You are viewing a plain text version of this content. The canonical link for it is here.
Posted to dev@hawq.apache.org by "yin.zhb@163.com" <yi...@163.com> on 2016/04/07 17:56:54 UTC

May I mention some gpload issues?

Whan I using gpload in my work, I got some problems on it, 
May I mention some gpload issues here?



yin.zhb@163.com

Re: May I mention some gpload issues?

Posted by Wales Wang <wo...@yahoo.com.INVALID>.
to:yin
I can help u
Pls contact me.
to: lei
greenplum dev is not active developing 

Wales Wang

在 2016-4-9,下午5:47,Lei Chang <le...@apache.org> 写道:

> Looks you are using gpdb. This mailing list is for HAWQ.
> 
> So you can reach pivotal support or ask gpdb questions on the mailing list
> shown here: http://greenplum.org/
> 
> Cheers
> Lei
> 
> 
> 
> On Sat, Apr 9, 2016 at 10:36 AM, yin.zhb@163.com <yi...@163.com> wrote:
> 
>> 
>> Our db team using greenplum for one year,we have 680g(one billion+ lines)
>> data need to load to greenplum every day.
>> we writed a program to call gpload to load data every 10min. every time
>> will load 100000 to 10000000+ lines.
>> we can accept abount 1/100000 error lines.
>> 
>> our environment:
>> os version: rhel 6.3
>> greenplum : 4.3.5.2
>> gpload    : 4.3.5.2
>> 
>> there's some problems we made when using gpload:
>> 
>> 1、"line too long"
>> this error make gpload failed, even if there is only one line in all my
>> files needed load.
>> we set "error_limit","segment reject limit"  but not effected.
>> if i try to find the error line,it is very hard.so we set max_line_length
>> to "1048576"
>> 
>> 2、"no partition key"
>> this also make us headache,
>> maybe there is only one line not correct(a delimiter in column not
>> expected), or encoding not recognized;
>> this will make gpload failed like problem 1;
>> 
>> 
>> 3、column too long
>> this will make gpload failed,too.
>> we replace all data type to text,to skip this question.
>> 
>> 4、in my product environment,when the greenplum cluster got error,logged
>> like this:
>> fatal","57m01","the database system is in mirror or uninitialized
>> mode",,,,,,,0,,"postmaster.c",2994,
>> 
>> but gpload and gpfdist process sleeped,not exit.
>> 
>> we visit the gpload.py script,we found there is a problem not considered.
>> 
>> gpload.py load data like this steps:
>> step1: read_config()
>> step2: setup_connection() --connect db the first time
>> step3: read_table_metadata()
>> step4: read_columns()
>> step5: read_mapping()
>> step6: start_gpfdists()
>> step7: do_method()
>> 
>> finally,it will:
>> step8: removing temporary data --connect db the second time
>> step9:killing gpfdist
>> 
>> we find when step8 got error(db was not connected),the process will
>> sleeping.
>> 
>> thanks for visit.
>> 
>> 
>> 
>> 
>> 
>> 
>> 
>> 
>> yin.zhb@163.com
>> 
>> From: Lei Chang
>> Date: 2016-04-08 07:52
>> To: user
>> CC: dev
>> Subject: Re: May I mention some gpload issues?
>> 
>> please. thanks!
>> 
>> Cheers
>> Lei
>> 
>> 
>> On Thu, Apr 7, 2016 at 11:56 PM, yin.zhb@163.com <yi...@163.com> wrote:
>> 
>> Whan I using gpload in my work, I got some problems on it,
>> May I mention some gpload issues here?
>> 
>> 
>> 
>> yin.zhb@163.com
>> 
>> 

Re: Re: May I mention some gpload issues?
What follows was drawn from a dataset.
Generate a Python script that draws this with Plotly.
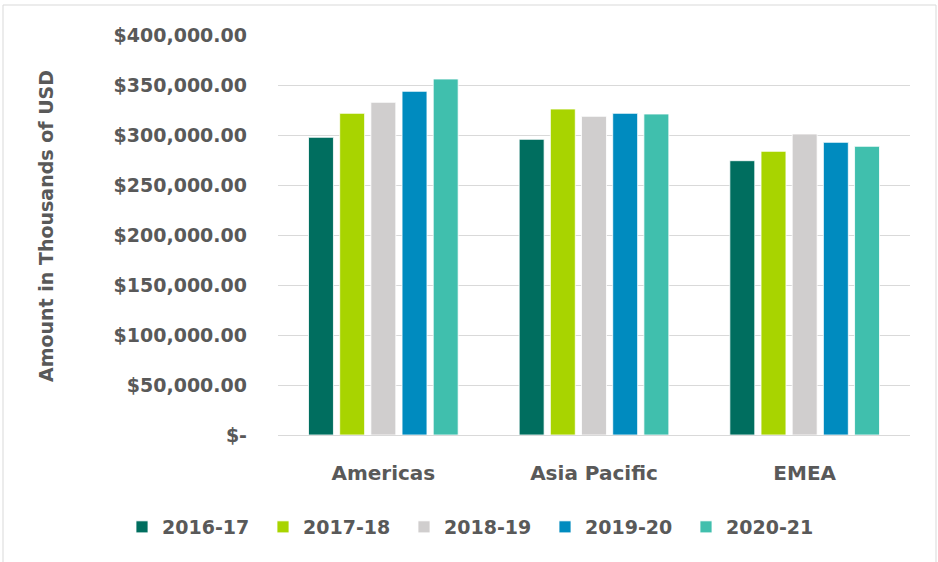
import plotly.graph_objects as go

regions = ["Americas", "Asia Pacific", "EMEA"]
years = ["2016-17", "2017-18", "2018-19", "2019-20", "2020-21"]
v_2016_17 = [297700, 295700, 274300]
v_2017_18 = [321700, 326000, 283700]
v_2018_19 = [332700, 318700, 301000]
v_2019_20 = [343700, 321700, 292700]
v_2020_21 = [356000, 321000, 288700]
series = [v_2016_17, v_2017_18, v_2018_19, v_2019_20, v_2020_21]
colors = ["#006E5F", "#A8D400", "#D0CECE", "#008BBF", "#40BFAD"]

tick_vals = [0, 50000, 100000, 150000, 200000, 250000, 300000, 350000, 400000]
tick_text = ["$-", "$50,000.00", "$100,000.00", "$150,000.00", "$200,000.00",
             "$250,000.00", "$300,000.00", "$350,000.00", "$400,000.00"]

FONT = "DejaVu Sans"
GRAY = "#595959"

fig = go.Figure()
for name, vals, col in zip(years, series, colors):
    fig.add_trace(go.Bar(
        x=regions, y=vals, name=name,
        marker=dict(color=col, line=dict(color="rgba(255,255,255,0.8)", width=1)),
    ))

L, R, T, B = 278, 28, 35, 127
W, H = 938, 562
pw = W - L - R
ph = H - T - B

fig.update_layout(
    width=W, height=H,
    margin=dict(l=L, r=R, t=T, b=B),
    paper_bgcolor="white", plot_bgcolor="white",
    barmode="group", bargap=0.26, bargroupgap=0.2,
    font=dict(family=FONT, color=GRAY, size=17),
    showlegend=True,
    legend=dict(orientation="h", x=(122 - L) / pw, xanchor="left",
                y=(ph - (527 - T)) / ph, yanchor="middle",
                bgcolor="rgba(0,0,0,0)",
                font=dict(family=FONT, size=19, color=GRAY, weight="bold"),
                entrywidth=96, traceorder="normal"),
    xaxis=dict(showgrid=False, showline=True, linecolor="#D9D9D9", linewidth=1,
               ticks="", ticklabelstandoff=20,
               tickfont=dict(family=FONT, size=20, color=GRAY, weight="bold")),
    yaxis=dict(range=[0, 400000], tickvals=tick_vals, ticktext=tick_text,
               showgrid=True, gridcolor="#D9D9D9", gridwidth=1,
               zeroline=True, zerolinecolor="#D9D9D9", zerolinewidth=1,
               showline=False, ticks="", ticklabelstandoff=30,
               tickfont=dict(family=FONT, size=19, color=GRAY, weight="bold")),
    annotations=[dict(text="Amount in Thousands of USD", textangle=-90,
                      xref="paper", yref="paper",
                      x=(46 - L) / pw, y=(ph - (226 - T)) / ph,
                      xanchor="center", yanchor="middle", showarrow=False,
                      font=dict(family=FONT, size=19, color=GRAY, weight="bold"))],
    shapes=[dict(type="rect", xref="paper", yref="paper",
                 x0=(3 - L) / pw, x1=(936 - L) / pw,
                 y0=(ph - (575 - T)) / ph, y1=(ph - (5 - T)) / ph,
                 line=dict(color="#D9D9D9", width=1), fillcolor="rgba(0,0,0,0)",
                 layer="below")],
)

fig.write_html("out.html", config={"displayModeBar": False},
               post_script="document.body.style.margin='0';")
Posted by Lei Chang <le...@apache.org>.
Looks you are using gpdb. This mailing list is for HAWQ.

So you can reach pivotal support or ask gpdb questions on the mailing list
shown here: http://greenplum.org/

Cheers
Lei



On Sat, Apr 9, 2016 at 10:36 AM, yin.zhb@163.com <yi...@163.com> wrote:

>
> Our db team using greenplum for one year,we have 680g(one billion+ lines)
> data need to load to greenplum every day.
> we writed a program to call gpload to load data every 10min. every time
> will load 100000 to 10000000+ lines.
> we can accept abount 1/100000 error lines.
>
> our environment:
> os version: rhel 6.3
> greenplum : 4.3.5.2
> gpload    : 4.3.5.2
>
> there's some problems we made when using gpload:
>
> 1、"line too long"
> this error make gpload failed, even if there is only one line in all my
> files needed load.
> we set "error_limit","segment reject limit"  but not effected.
> if i try to find the error line,it is very hard.so we set max_line_length
> to "1048576"
>
> 2、"no partition key"
> this also make us headache,
> maybe there is only one line not correct(a delimiter in column not
> expected), or encoding not recognized;
> this will make gpload failed like problem 1;
>
>
> 3、column too long
> this will make gpload failed,too.
> we replace all data type to text,to skip this question.
>
> 4、in my product environment,when the greenplum cluster got error,logged
> like this:
> fatal","57m01","the database system is in mirror or uninitialized
> mode",,,,,,,0,,"postmaster.c",2994,
>
> but gpload and gpfdist process sleeped,not exit.
>
> we visit the gpload.py script,we found there is a problem not considered.
>
> gpload.py load data like this steps:
> step1: read_config()
> step2: setup_connection() --connect db the first time
> step3: read_table_metadata()
> step4: read_columns()
> step5: read_mapping()
> step6: start_gpfdists()
> step7: do_method()
>
> finally,it will:
> step8: removing temporary data --connect db the second time
> step9:killing gpfdist
>
> we find when step8 got error(db was not connected),the process will
> sleeping.
>
> thanks for visit.
>
>
>
>
>
>
>
>
> yin.zhb@163.com
>
> From: Lei Chang
> Date: 2016-04-08 07:52
> To: user
> CC: dev
> Subject: Re: May I mention some gpload issues?
>
> please. thanks!
>
> Cheers
> Lei
>
>
> On Thu, Apr 7, 2016 at 11:56 PM, yin.zhb@163.com <yi...@163.com> wrote:
>
> Whan I using gpload in my work, I got some problems on it,
> May I mention some gpload issues here?
>
>
>
> yin.zhb@163.com
>
>

Re: Re: May I mention some gpload issues?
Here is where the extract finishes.